OK, so maybe the word “standout” isn’t the right word, but the former Phoenix Suns guard’s birthday, and we’re celebrating him.
Let’s take a trip in the Phoenix Suns way-back machine. We are going to be traveling back the very short distance of five years to 2015. Before you walk off in an uproar, please note that I didn’t say this would be a fun trip! 2015 was the year of the failed “three play-maker experiment” and from the dissolution of that, the Phoenix Suns acquired Marcus Thornton in a trade that sent embattled guard Isaiah Thomas to Boston.
Coming into Phoenix, Thornton was averaging a tidy 8.9 points on 41% shooting from three-point range in just over 16 minutes of playing time a night, and the hope was that he could possibly be a positive bench piece for the Suns, a bit of a spark plug that could pile points in a hurry. There wasn’t much hope for anything more than that for Marcus. He was what he was: a gunner that could come off the bench and provide some offense. Phoenix was hopeful that Thornton could continue providing those attributes for a team that had just traded away a ton of self-made shot creation.
Thornton joined a team in transition, and although he wasn’t guaranteed a future in Phoenix, he did have the opportunity to make one for himself.
So how did Marcus Thornton do in Phoenix? If I could only use three words: not very good.
In his Suns tenure, Thornton averaged a measly 3.6 points and 1.4 rebounds in nine minutes a game. He shot a ghastly 32% from the field and a horrendous 10% from 3. Yes, you read that right. 10% from 3 on two attempts per contest. It wasn’t pretty folks.

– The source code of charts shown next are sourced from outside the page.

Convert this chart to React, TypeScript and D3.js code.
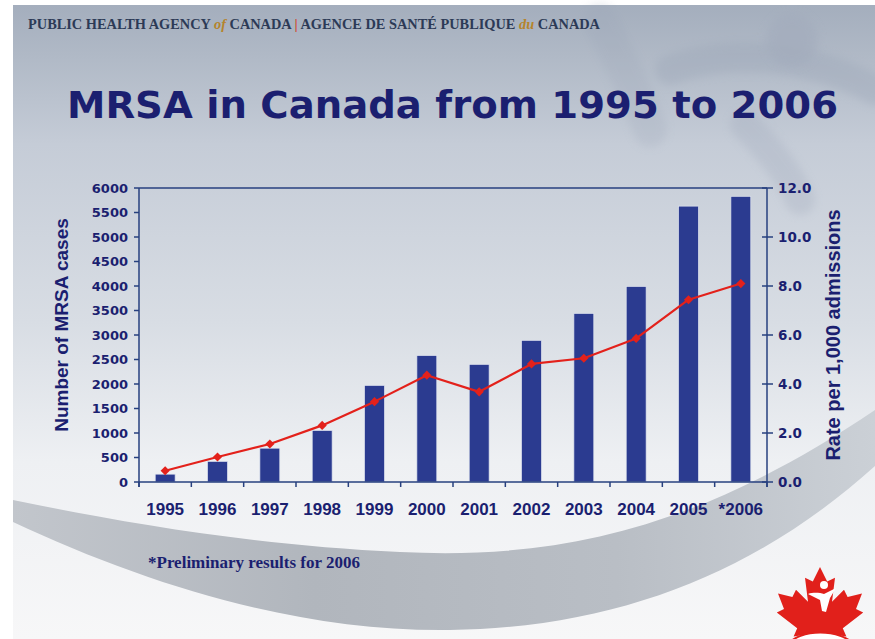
import { useEffect } from "react";
import * as d3 from "d3";

// Données
const years = ["1995", "1996", "1997", "1998", "1999", "2000", "2001", "2002", "2003", "2004", "2005", "*2006"];
const cases = [160, 420, 690, 1050, 1970, 2580, 2400, 2890, 3440, 3990, 5630, 5830];
const rates = [0.46, 1.02, 1.55, 2.31, 3.28, 4.36, 3.68, 4.82, 5.05, 5.86, 7.44, 8.1];
const caseTicks = [0, 500, 1000, 1500, 2000, 2500, 3000, 3500, 4000, 4500, 5000, 5500, 6000];
const rateTicks = [0, 2, 4, 6, 8, 10, 12];

const W = 875;
const H = 639;
const plot = { left: 139, right: 767, top: 188, bottom: 482 };

const NAVY = "#1b1f70";
const AXIS = "#27407f";
const BAR = "#2b3b90";
const RED = "#e3211b";

// Feuille d'érable (logo), en unités relatives
const leafPts: [number, number][] = [
  [0, -1], [0.12, -0.76], [0.25, -0.82], [0.2, -0.42], [0.4, -0.62], [0.46, -0.5],
  [0.7, -0.56], [0.6, -0.3], [0.72, -0.24], [0.38, 0.02], [0.44, 0.16], [0.05, 0.1],
  [0.05, 0.42], [-0.05, 0.42], [-0.05, 0.1], [-0.44, 0.16], [-0.38, 0.02], [-0.72, -0.24],
  [-0.6, -0.3], [-0.7, -0.56], [-0.46, -0.5], [-0.4, -0.62], [-0.2, -0.42], [-0.25, -0.82],
  [-0.12, -0.76],
];

export default function App() {
  useEffect(() => {
    document.body.style.margin = "0";
  }, []);

  const x = d3
    .scaleBand<string>()
    .domain(years)
    .range([plot.left, plot.right])
    .paddingInner(0.62)
    .paddingOuter(0.31);
  const step = x.step();
  const yL = d3.scaleLinear().domain([0, 6000]).range([plot.bottom, plot.top]);
  const yR = d3.scaleLinear().domain([0, 12]).range([plot.bottom, plot.top]);
  const cx = (y: string) => (x(y) ?? 0) + x.bandwidth() / 2;

  const line = d3
    .line<number>()
    .x((_, i) => cx(years[i]))
    .y((d) => yR(d));
  const marker = d3.symbol().type(d3.symbolSquare).size(42)() || "";

  const leaf =
    d3
      .line<[number, number]>()
      .x((p) => 820 + p[0] * 60)
      .y((p) => 627 + p[1] * 60)
      .curve(d3.curveLinearClosed)(leafPts) || "";

  const boundaries = d3.range(years.length + 1).map((i) => plot.left + i * step);

  return (
    <div style={{ position: "absolute", left: 0, top: 0 }}>
      <svg width={W} height={H} style={{ display: "block" }}>
        <defs>
          <linearGradient id="bg" x1="0" y1="0" x2="0" y2="1">
            <stop offset="0%" stopColor="#a4aebd" />
            <stop offset="8%" stopColor="#b0b9c6" />
            <stop offset="22%" stopColor="#c5ccd7" />
            <stop offset="50%" stopColor="#d8dde4" />
            <stop offset="72%" stopColor="#eef0f3" />
            <stop offset="100%" stopColor="#f7f7f8" />
          </linearGradient>
          <linearGradient id="swoosh" x1="0" y1="0" x2="1" y2="0">
            <stop offset="0%" stopColor="#c2c6cc" />
            <stop offset="35%" stopColor="#b1b6bd" />
            <stop offset="70%" stopColor="#b9bec5" />
            <stop offset="100%" stopColor="#cbd0d6" />
          </linearGradient>
          <filter id="soft" x="-20%" y="-20%" width="140%" height="140%">
            <feGaussianBlur stdDeviation="4" />
          </filter>
        </defs>

        {/* fond de la diapositive */}
        <rect width={W} height={H} fill="#ffffff" />
        <rect x={13} y={5} width={W - 13} height={H - 5} fill="url(#bg)" />

        {/* silhouette du logo en haut à droite */}
        <g opacity={0.35} fill="none" stroke="#9aa4b6" strokeLinecap="round" filter="url(#soft)">
          <path d="M 600 20 C 620 60 640 100 650 130" strokeWidth={34} opacity={0.6} />
          <path d="M 670 70 C 740 45 820 60 875 90" strokeWidth={30} />
          <path d="M 745 125 C 770 150 790 175 800 200" strokeWidth={30} opacity={0.7} />
        </g>
        <circle cx={792} cy={40} r={26} fill="#a2abbc" opacity={0.6} filter="url(#soft)" />

        {/* bande grise en bas */}
        <path
          d="M 13 500 C 120 522 250 545 400 552 C 560 560 700 528 875 410 L 875 466 C 760 570 620 628 450 630 C 300 632 150 586 13 522 Z"
          fill="url(#swoosh)"
        />

        {/* en-tête */}
        <text
          x={28}
          y={29}
          fontFamily="'Liberation Serif', 'DejaVu Serif', serif"
          fontWeight="bold"
          fontSize={14.5}
          fill="#2c3a56"
          textLength={572}
          lengthAdjust="spacingAndGlyphs"
        >
          PUBLIC HEALTH AGENCY{" "}
          <tspan fontStyle="italic" fill="#b5842c">of</tspan> CANADA{"  "}
          <tspan fill="#d0452a">|</tspan>{"  "}AGENCE DE SANTÉ PUBLIQUE{" "}
          <tspan fontStyle="italic" fill="#b5842c">du</tspan> CANADA
        </text>

        {/* titre */}
        <text
          x={67}
          y={118}
          fontFamily="'DejaVu Sans', Verdana, sans-serif"
          fontWeight="bold"
          fontSize={37}
          fill={NAVY}
          textLength={771}
          lengthAdjust="spacingAndGlyphs"
        >
          MRSA in Canada from 1995 to 2006
        </text>

        {/* barres */}
        {cases.map((v, i) => (
          <rect
            key={years[i]}
            x={x(years[i])}
            y={yL(v)}
            width={x.bandwidth()}
            height={yL(0) - yL(v)}
            fill={BAR}
            stroke="#dde2ee"
            strokeWidth={0.7}
          />
        ))}

        {/* cadre et axes */}
        <g stroke={AXIS} strokeWidth={1.5} fill="none">
          <line x1={plot.left} x2={plot.right} y1={plot.top} y2={plot.top} />
          <line x1={plot.left} x2={plot.right} y1={plot.bottom} y2={plot.bottom} />
          <line x1={plot.left} x2={plot.left} y1={plot.top} y2={plot.bottom + 5} />
          <line x1={plot.right} x2={plot.right} y1={plot.top} y2={plot.bottom + 5} />
          {caseTicks.map((t) => (
            <line key={t} x1={plot.left - 5} x2={plot.left} y1={yL(t)} y2={yL(t)} />
          ))}
          {rateTicks.map((t) => (
            <line key={t} x1={plot.right - 5} x2={plot.right + 6} y1={yR(t)} y2={yR(t)} />
          ))}
          {boundaries.map((b) => (
            <line key={b} x1={b} x2={b} y1={plot.bottom} y2={plot.bottom + 5} />
          ))}
        </g>

        {/* courbe du taux */}
        <path d={line(rates) || ""} fill="none" stroke={RED} strokeWidth={2.2} strokeLinejoin="round" />
        {rates.map((r, i) => (
          <path
            key={years[i]}
            d={marker}
            transform={`translate(${cx(years[i])},${yR(r)}) rotate(45)`}
            fill={RED}
          />
        ))}

        {/* étiquettes des axes verticaux */}
        <g fontFamily="'DejaVu Sans', Verdana, sans-serif" fontWeight="bold" fontSize={13} fill={NAVY}>
          {caseTicks.map((t) => (
            <text key={t} x={plot.left - 11} y={yL(t)} dy="0.36em" textAnchor="end">
              {t}
            </text>
          ))}
          {rateTicks.map((t) => (
            <text key={t} x={plot.right + 11} y={yR(t)} dy="0.36em" textAnchor="start" fontSize={13.5}>
              {t.toFixed(1)}
            </text>
          ))}
        </g>

        {/* étiquettes des années */}
        <g fontFamily="'Liberation Sans', Arial, sans-serif" fontWeight="bold" fontSize={17} fill={NAVY}>
          {years.map((y) => (
            <text key={y} x={cx(y)} y={515} textAnchor="middle">
              {y}
            </text>
          ))}
        </g>

        {/* titres des axes */}
        <text
          transform="translate(68,325) rotate(-90)"
          textAnchor="middle"
          fontFamily="'Liberation Sans', Arial, sans-serif"
          fontWeight="bold"
          fontSize={19}
          fill={NAVY}
        >
          Number of MRSA cases
        </text>
        <text
          transform="translate(840,335) rotate(-90)"
          textAnchor="middle"
          fontFamily="'Liberation Sans', Arial, sans-serif"
          fontWeight="bold"
          fontSize={20}
          fill={NAVY}
        >
          Rate per 1,000 admissions
        </text>

        {/* note */}
        <text
          x={148}
          y={568}
          fontFamily="'Liberation Serif', 'Times New Roman', serif"
          fontWeight="bold"
          fontSize={17}
          fill={NAVY}
        >
          *Preliminary results for 2006
        </text>

        {/* feuille d'érable */}
        <path d={leaf} fill="#e1201b" />
        <circle cx={824} cy={585} r={4} fill="#ffffff" />
        <path
          d="M 808 594 C 814 592 820 593 824 594 C 828 592 832 590 836 588 L 830 598 L 826 612 L 822 611 L 820 600 Z"
          fill="#ffffff"
        />
        <path d="M 786 646 C 800 628 840 628 856 646" fill="#ffffff" stroke="#e1201b" strokeWidth={2} />
      </svg>
    </div>
  );
}
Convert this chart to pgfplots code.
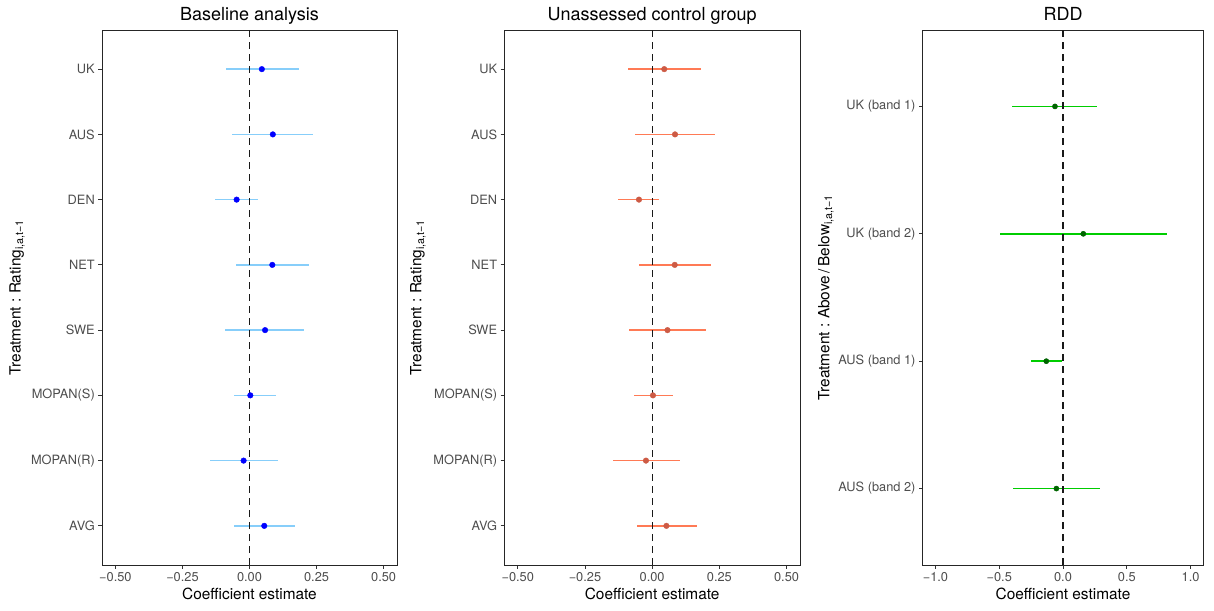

Now, in Thornton’s defense, he didn’t have an especially large sample size to prove his worth, playing only nine games, and a lot of that was sadly due to the fact that the Suns were unsure of their direction post-All-Star break. Were they contending for a playoff spot? Were they tanking for draft seeding? Ultimately they ended up doing a little of both and also a whole lot of nothing, and Thornton was one of many who suffered.
Not all was doom and gloom, Thornton did have one bright spot with Phoenix where he chipped in 14 points on 50% shooting to go along with four rebounds and two steals in a home win for Phoenix. Unfortunately, that would be Thornton’s last and only hurrah for the Suns, as he would not return the following season and would only play two more years in the NBA.
But that’s enough sad news. It is the man’s birthday after all. Happy 33rd to Marcus Thornton, and from the Valley of the Suns, this article is our present to him.